Negative perceptions of Muslims extend from Main Street all the way to the halls of the Pentagon. Yet, for all the emphasis on security and protecting American democracy, the sustained fears of Muslims students show that democratic principles which are in theory held dear to most Americans, are the only American things that have been actively detained and retarded. When asked about the effects of surveillance on student groups, one MSA member summed up, “self-censorship.”

Perceptions are largely maintained by definitions that are reinforced through public imagery and symbolism. For instance, the recent bombing of an NAACP office has not been labeled as terrorism within the larger American media. Hence, terrorism, like democracy is about linking markers of identity to actions according to a specific narrative troupe. Ultimately the idea of democracy, like that of terrorism, becomes the focal point. The small details like statistics on terrorism and conceptual approaches to understanding terrorism are secondary to the fact that the phenomenon of terrorism endangers the phenomenon of democracy.
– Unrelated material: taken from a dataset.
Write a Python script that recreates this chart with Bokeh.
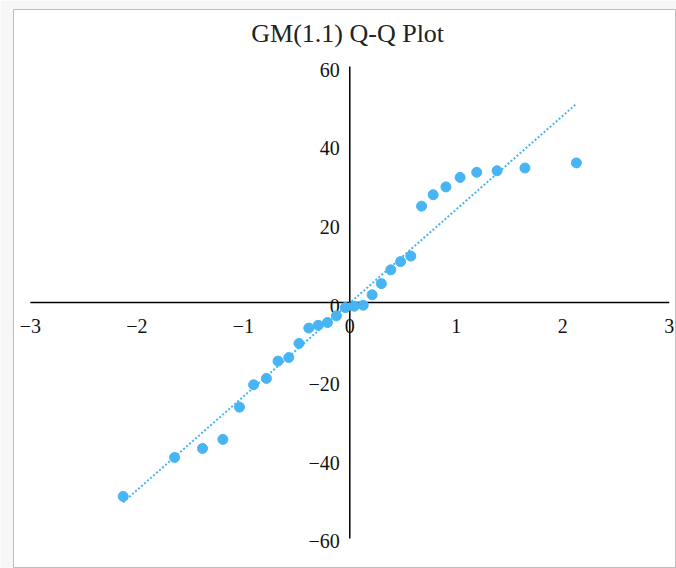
import numpy as np
from bokeh.plotting import figure
from bokeh.models import Range1d, Label, ColumnDataSource
from bokeh.core.properties import value
from bokeh.embed import file_html
from bokeh.resources import INLINE

# ---- data ----
theoretical_quantiles = [-2.128, -1.645, -1.383, -1.192, -1.036, -0.903, -0.783, -0.674,
                         -0.573, -0.477, -0.385, -0.297, -0.210, -0.126, -0.042,
                         0.042, 0.126, 0.210, 0.297, 0.385, 0.477, 0.573, 0.674,
                         0.783, 0.903, 1.036, 1.192, 1.383, 1.645, 2.128]
sample_residuals = [-49.3, -39.4, -37.1, -34.8, -26.6, -20.9, -19.3, -14.9, -14.0, -10.4,
                    -6.5, -5.8, -5.1, -3.4, -1.3, -0.95, -0.7, 1.96, 4.8, 8.3,
                    10.4, 11.8, 24.5, 27.4, 29.4, 31.8, 33.1, 33.5, 34.2, 35.5]
x_ticks = [-3, -2, -1, 0, 1, 2, 3]
y_ticks = [-60, -40, -20, 0, 20, 40, 60]
title_text = "GM(1.1) Q-Q Plot"

BLUE = "#47B5F3"
FONT = "Liberation Serif"

def fmt(v):
    return ("\u2212" + str(abs(v))) if v < 0 else str(v)

p = figure(width=676, height=568, output_backend="svg", toolbar_location=None,
           x_range=Range1d(-3.158, 3.068), y_range=Range1d(-67.63, 74.50),
           min_border_left=13, min_border_top=9, min_border_right=0, min_border_bottom=0)
p.xaxis.visible = False
p.yaxis.visible = False
p.xgrid.visible = False
p.ygrid.visible = False
p.border_fill_color = "#f7f7f7"
p.background_fill_color = "white"
p.outline_line_color = "#bdbdbd"
p.outline_line_width = 1

# axes crossing at origin
p.segment(x0=[min(x_ticks), 0], y0=[0, min(y_ticks)], x1=[max(x_ticks), 0], y1=[0, max(y_ticks)],
          line_color="black", line_width=1.5)

# tick labels
p.text(x=x_ticks, y=[0] * len(x_ticks), text=[fmt(v) for v in x_ticks],
       text_font=value(FONT), text_font_size="20px", text_color="#111111",
       text_align="center", text_baseline="middle", y_offset=23)
p.text(x=[0] * len(y_ticks), y=y_ticks, text=[fmt(v) for v in y_ticks],
       text_font=value(FONT), text_font_size="20px", text_color="#111111",
       text_align="right", text_baseline="middle", x_offset=-10, y_offset=3)

# linear trendline (least squares fit of the points)
slope, intercept = np.polyfit(theoretical_quantiles, sample_residuals, 1)
tx = [min(theoretical_quantiles), max(theoretical_quantiles)]
ty = [slope * v + intercept for v in tx]
p.line(tx, ty, line_color=BLUE, line_width=2, line_dash="2 2")

# points
src = ColumnDataSource(dict(x=theoretical_quantiles, y=sample_residuals))
p.scatter("x", "y", source=src, size=10, fill_color=BLUE, line_color=BLUE)

p.add_layout(Label(x=-0.02, y=68.4, text=title_text, text_align="center", text_baseline="middle",
                   text_font=FONT, text_font_size="26px", text_color="#222222"))

open("out.html", "w").write(file_html(p, INLINE))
As public values, such as democracy come to be valued as principles that exist for the purpose of legitimizing the American system as a whole, they cease to be useful vehicles for criticizing powerful institutions or public attitudes that operate in ways that are harmful to an open society and an equal society.

If an entire generation of Muslim intellectuals is stifled and terrorized into an oppressive silent submission to an unfair status quo, then the beliefs that Americans hold about their own society are not only proven false, but the very thing that can address the proliferation of violent extremism, dialogue and understanding, is also put to sleep.

Yet some Muslim students also know that political activism is integral for addressing all these issues and creating a more equitable world. “Political activism is the bond that links different struggles together.”